When we do, we find that 𝑥 cubed divided by 𝑥 squared plus two 𝑥 plus one is 𝑥 minus two with a remainder of three 𝑥 plus two, which means we can rewrite it as shown. We now have a mixed fraction. Factoring the denominator of the remainder part, and we notice we then have a repeated root. So when writing in impartial fraction form, we write it as 𝐴 over 𝑥 plus one plus 𝐵 over 𝑥 plus one squared.

When we add the fractions, we multiply the first one by 𝑥 plus one. So we have 𝐴 times 𝑥 plus one. And we don’t need to do anything with the second. So we find that, in the numerators, we have three 𝑥 plus two equals 𝐴 times 𝑥 plus one plus 𝐵. We’ll begin by equating coefficients of 𝑥 to the power of one. On the left-hand side, that’s three. And on the right-hand side, that’s 𝐴. So we see that 𝐴 is equal to three.

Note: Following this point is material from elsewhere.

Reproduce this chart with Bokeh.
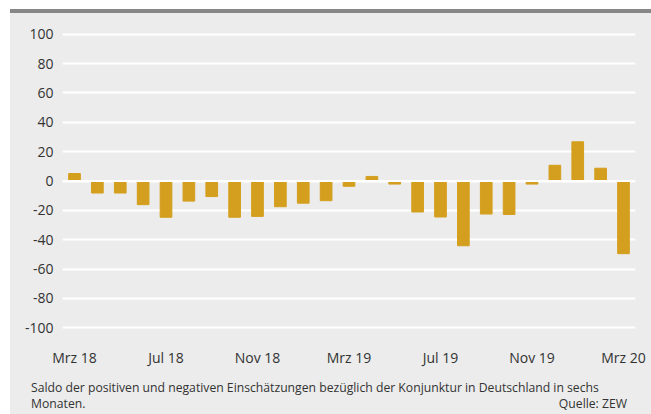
from bokeh.plotting import figure
from bokeh.models import ColumnDataSource, Range1d, FixedTicker, Span, Div
from bokeh.layouts import column
from bokeh.embed import file_html
from bokeh.resources import INLINE

# Data: ZEW Konjunkturerwartungen Deutschland, Saldo (Mrz 2018 - Mrz 2020)
months = ["Mrz 18", "Apr 18", "Mai 18", "Jun 18", "Jul 18", "Aug 18", "Sep 18", "Okt 18",
          "Nov 18", "Dez 18", "Jan 19", "Feb 19", "Mrz 19", "Apr 19", "Mai 19", "Jun 19",
          "Jul 19", "Aug 19", "Sep 19", "Okt 19", "Nov 19", "Dez 19", "Jan 20", "Feb 20", "Mrz 20"]
values = [5.1, -8.2, -8.2, -16.1, -24.7, -13.7, -10.6, -24.7, -24.1, -17.5, -15.1, -13.4,
          -3.6, 3.1, -2.1, -21.1, -24.5, -44.1, -22.5, -22.8, -2.1, 10.7, 26.7, 8.7, -49.5]
y_ticks = [-100, -80, -60, -40, -20, 0, 20, 40, 60, 80, 100]
y_tick_labels = ["-100", "-80", "-60", "-40", "-20", "0", "20", "40", "60", "80", "100"]
x_tick_idx = [0, 4, 8, 12, 16, 20, 24]

BG = "#ebeceb"
BAR = "#d49f1e"
TXT = "#333333"
FONT = "Open Sans"

idx = list(range(len(months)))
src = ColumnDataSource(dict(x=idx, top=values, month=months))

p = figure(frame_width=573, frame_height=323, output_backend="svg", toolbar_location=None,
           x_range=Range1d(-0.525, len(months) - 1 + 0.525), y_range=Range1d(-110, 110),
           min_border_left=52, min_border_right=16, min_border_top=6, min_border_bottom=20)
p.background_fill_color = BG
p.border_fill_color = BG
p.outline_line_color = None

p.vbar(x="x", top="top", bottom=0, width=0.51, source=src, color=BAR)
p.add_layout(Span(location=0, dimension="width", line_color="white", line_width=2, level="overlay"))

p.xgrid.grid_line_color = None
p.ygrid.grid_line_color = "white"
p.ygrid.grid_line_width = 2
p.ygrid.ticker = FixedTicker(ticks=y_ticks)

p.yaxis.ticker = FixedTicker(ticks=y_ticks)
p.yaxis.major_label_overrides = dict(zip(y_ticks, y_tick_labels))
p.xaxis.ticker = FixedTicker(ticks=x_tick_idx)
p.xaxis.major_label_overrides = {i: months[i] for i in x_tick_idx}
for ax in (p.xaxis[0], p.yaxis[0]):
    ax.axis_line_color = None
    ax.major_tick_line_color = None
    ax.minor_tick_line_color = None
    ax.major_label_text_font = FONT
    ax.major_label_text_font_size = "14px"
    ax.major_label_text_color = TXT
p.yaxis.major_label_standoff = 3
p.xaxis.major_label_standoff = -1

caption = Div(
    text=(f'<div style="font-family:\'{FONT}\';font-size:12.2px;color:{TXT};line-height:16px;'
          'width:612px;padding-left:16px;">'
          'Saldo der positiven und negativen Einschätzungen bezüglich der Konjunktur in Deutschland in sechs'
          '<div style="display:flex;justify-content:space-between;">'
          '<span>Monaten.</span><span>Quelle: ZEW</span></div></div>'),
    width=641, height=34, styles={"margin-top": "11px"})

layout = column(p, caption, spacing=0,
                styles={"background-color": BG, "border-top": "4px solid #878787",
                        "margin-left": "10px", "margin-top": "9px"})

open("out.html", "w").write(file_html(layout, INLINE))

We then equate coefficients of 𝑥 to the power of zero or constants. And we find that two is equal to 𝐴 plus 𝐵. But we know that 𝐴 is equal to three. So two is equal to three plus 𝐵. We then subtract three from both sides, and we find 𝐵 to be equal to negative one. And we have expressed our fraction in partial fraction form. It’s 𝑥 minus two plus three over 𝑥 plus one minus one over 𝑥 plus one squared. And if we’re so required, we could now integrate it.

In this video, we’ve seen that a single fraction with two distinct linear factors in its denominator can be split into two separate fractions with linear denominators. This is called splitting into partial fractions. And we saw that this can make the integration process considerably easier. We also saw that this method can be applied when there are more than two distinct linear factors. But that a single fraction with a repeated linear factor needs a special rule whereby we list the repeated power in ascending powers.

Finally, we learned that if the fraction is improper, its numerator has a degree equal to or larger than the denominator. And we need to convert it to a mixed fraction by using polynomial long division before it can be expressed as partial fractions.